Dataset excerpt →
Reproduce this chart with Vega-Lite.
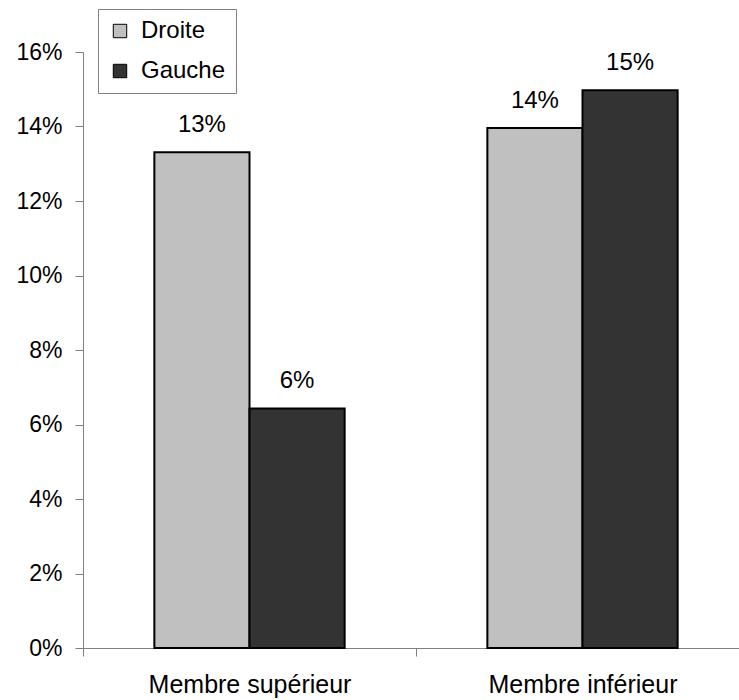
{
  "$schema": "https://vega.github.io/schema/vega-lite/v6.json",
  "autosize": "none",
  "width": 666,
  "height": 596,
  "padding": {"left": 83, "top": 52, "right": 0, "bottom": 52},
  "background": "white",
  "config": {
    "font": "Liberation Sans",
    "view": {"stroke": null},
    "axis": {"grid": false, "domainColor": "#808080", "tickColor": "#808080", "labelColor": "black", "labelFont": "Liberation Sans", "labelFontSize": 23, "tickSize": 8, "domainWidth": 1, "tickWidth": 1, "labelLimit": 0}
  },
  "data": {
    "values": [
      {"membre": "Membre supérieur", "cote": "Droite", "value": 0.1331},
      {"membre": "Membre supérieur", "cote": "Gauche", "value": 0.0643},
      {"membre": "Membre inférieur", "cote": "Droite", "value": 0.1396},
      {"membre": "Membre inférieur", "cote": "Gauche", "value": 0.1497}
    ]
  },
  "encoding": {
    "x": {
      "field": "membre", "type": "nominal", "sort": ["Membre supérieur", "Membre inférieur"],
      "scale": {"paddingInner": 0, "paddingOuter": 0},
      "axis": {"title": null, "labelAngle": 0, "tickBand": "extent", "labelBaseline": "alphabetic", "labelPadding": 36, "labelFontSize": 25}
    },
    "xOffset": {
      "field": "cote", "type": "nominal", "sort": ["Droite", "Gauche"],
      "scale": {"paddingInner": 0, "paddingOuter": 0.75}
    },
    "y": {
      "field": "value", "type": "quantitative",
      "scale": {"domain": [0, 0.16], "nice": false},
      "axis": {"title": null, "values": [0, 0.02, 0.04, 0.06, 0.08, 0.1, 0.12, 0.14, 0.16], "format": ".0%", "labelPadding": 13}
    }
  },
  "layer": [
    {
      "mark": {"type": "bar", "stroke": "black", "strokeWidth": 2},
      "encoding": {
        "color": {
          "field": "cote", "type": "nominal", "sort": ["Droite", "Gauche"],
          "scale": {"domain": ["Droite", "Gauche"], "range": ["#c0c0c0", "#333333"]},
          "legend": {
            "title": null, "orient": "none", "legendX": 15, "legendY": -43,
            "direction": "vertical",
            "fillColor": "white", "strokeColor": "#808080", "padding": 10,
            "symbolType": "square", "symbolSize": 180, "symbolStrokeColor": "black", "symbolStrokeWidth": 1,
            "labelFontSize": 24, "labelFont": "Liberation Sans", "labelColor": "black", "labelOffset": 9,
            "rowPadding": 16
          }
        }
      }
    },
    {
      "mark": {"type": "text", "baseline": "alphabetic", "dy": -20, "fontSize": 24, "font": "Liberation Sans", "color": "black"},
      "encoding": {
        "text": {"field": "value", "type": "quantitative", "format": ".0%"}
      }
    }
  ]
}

What is expected → Quote the full listing above word for word; exclude every picture from the copy.

Exercise result →
Reproduce this chart with Vega-Lite.
{
  "$schema": "https://vega.github.io/schema/vega-lite/v6.json",
  "autosize": "none",
  "width": 666,
  "height": 596,
  "padding": {"left": 83, "top": 52, "right": 0, "bottom": 52},
  "background": "white",
  "config": {
    "font": "Liberation Sans",
    "view": {"stroke": null},
    "axis": {"grid": false, "domainColor": "#808080", "tickColor": "#808080", "labelColor": "black", "labelFont": "Liberation Sans", "labelFontSize": 23, "tickSize": 8, "domainWidth": 1, "tickWidth": 1, "labelLimit": 0}
  },
  "data": {
    "values": [
      {"membre": "Membre supérieur", "cote": "Droite", "value": 0.1331},
      {"membre": "Membre supérieur", "cote": "Gauche", "value": 0.0643},
      {"membre": "Membre inférieur", "cote": "Droite", "value": 0.1396},
      {"membre": "Membre inférieur", "cote": "Gauche", "value": 0.1497}
    ]
  },
  "encoding": {
    "x": {
      "field": "membre", "type": "nominal", "sort": ["Membre supérieur", "Membre inférieur"],
      "scale": {"paddingInner": 0, "paddingOuter": 0},
      "axis": {"title": null, "labelAngle": 0, "tickBand": "extent", "labelBaseline": "alphabetic", "labelPadding": 36, "labelFontSize": 25}
    },
    "xOffset": {
      "field": "cote", "type": "nominal", "sort": ["Droite", "Gauche"],
      "scale": {"paddingInner": 0, "paddingOuter": 0.75}
    },
    "y": {
      "field": "value", "type": "quantitative",
      "scale": {"domain": [0, 0.16], "nice": false},
      "axis": {"title": null, "values": [0, 0.02, 0.04, 0.06, 0.08, 0.1, 0.12, 0.14, 0.16], "format": ".0%", "labelPadding": 13}
    }
  },
  "layer": [
    {
      "mark": {"type": "bar", "stroke": "black", "strokeWidth": 2},
      "encoding": {
        "color": {
          "field": "cote", "type": "nominal", "sort": ["Droite", "Gauche"],
          "scale": {"domain": ["Droite", "Gauche"], "range": ["#c0c0c0", "#333333"]},
          "legend": {
            "title": null, "orient": "none", "legendX": 15, "legendY": -43,
            "direction": "vertical",
            "fillColor": "white", "strokeColor": "#808080", "padding": 10,
            "symbolType": "square", "symbolSize": 180, "symbolStrokeColor": "black", "symbolStrokeWidth": 1,
            "labelFontSize": 24, "labelFont": "Liberation Sans", "labelColor": "black", "labelOffset": 9,
            "rowPadding": 16
          }
        }
      }
    },
    {
      "mark": {"type": "text", "baseline": "alphabetic", "dy": -20, "fontSize": 24, "font": "Liberation Sans", "color": "black"},
      "encoding": {
        "text": {"field": "value", "type": "quantitative", "format": ".0%"}
      }
    }
  ]
}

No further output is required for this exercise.